The number of US cities being wired with fiber has grown 83 percent since October

May 12, 2005

2 Min Read
Fiber Spreads in the USA

The number of U.S. cities being wired with fiber to the home has grown by 83 percent since October, according to a new study commissioned by the Telecommunications Industry Association (TIA) and the FTTH Council (see FTTP Gets Plenty of Airtime ).

Fiber has been laid in 398 communities in 43 states and now passes 1,619,500 homes, according to the research, which was conducted by Render Vanderslice & Associates.

Estimates show that about a million of those homes were connected as part of the Verizon Communications Inc. (NYSE: VZ) FiOS fiber rollout (see Verizon Expands FTTP Plan). Verizon remains bullish on its promise to pass three million homes with fiber by year's end, and will offer each home up to 30 Mbit/s of bandwidth, a spokesman says (see Tracking Verizon's FTTP Progress).

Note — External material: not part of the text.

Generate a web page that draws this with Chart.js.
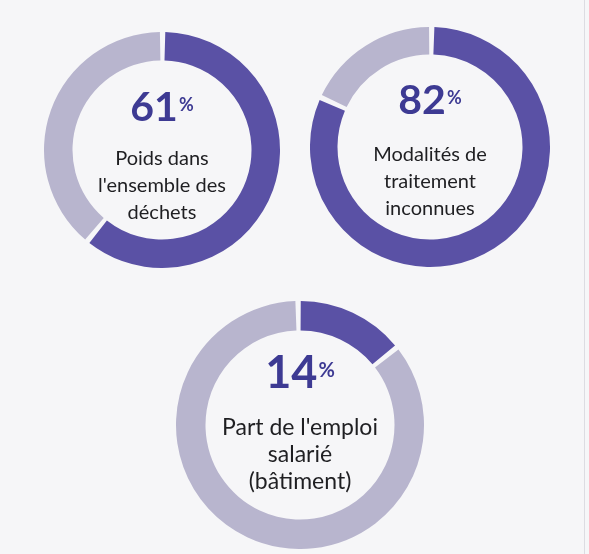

When the last count was completed in October 2004, fiber drops had begun in only 217 U.S. communities.

The survey results were announced on Capitol Hill Tuesday by senators Charles Schumer (D-NY) and Gordon Smith (R-OR), with Verizon representatives on hand as well.

"We are in desperate need of next-generation broadband infrastructure,” Schumer said. Underscoring that desperate need, the FTTH Council notes at its Website: “Many analysts have identified online gaming as a significant driver of broadband demand.”

“I am committed to ensuring that it spreads throughout New York and throughout the country,” Schumer said. (He was referring to fiber, not online gaming.)

A list of the “fibered” communities can be found here (see Tracking Verizon's FTTP Progress).

The study says 829,700 of the homes already passed have been offered services over the new fiber, and that 198,000 have subscribed so far -- a take rate of 24 percent (see Qwest Building FTTP Network). By comparison, there are about 13.7 million DSL subscribers in the U.S.

One year ago, the same study reported that 128 communities had been passed in 32 states. While fiber deployment grew rapidly this year, the take rate has fallen; a year ago it was more than 40 percent, the study shows.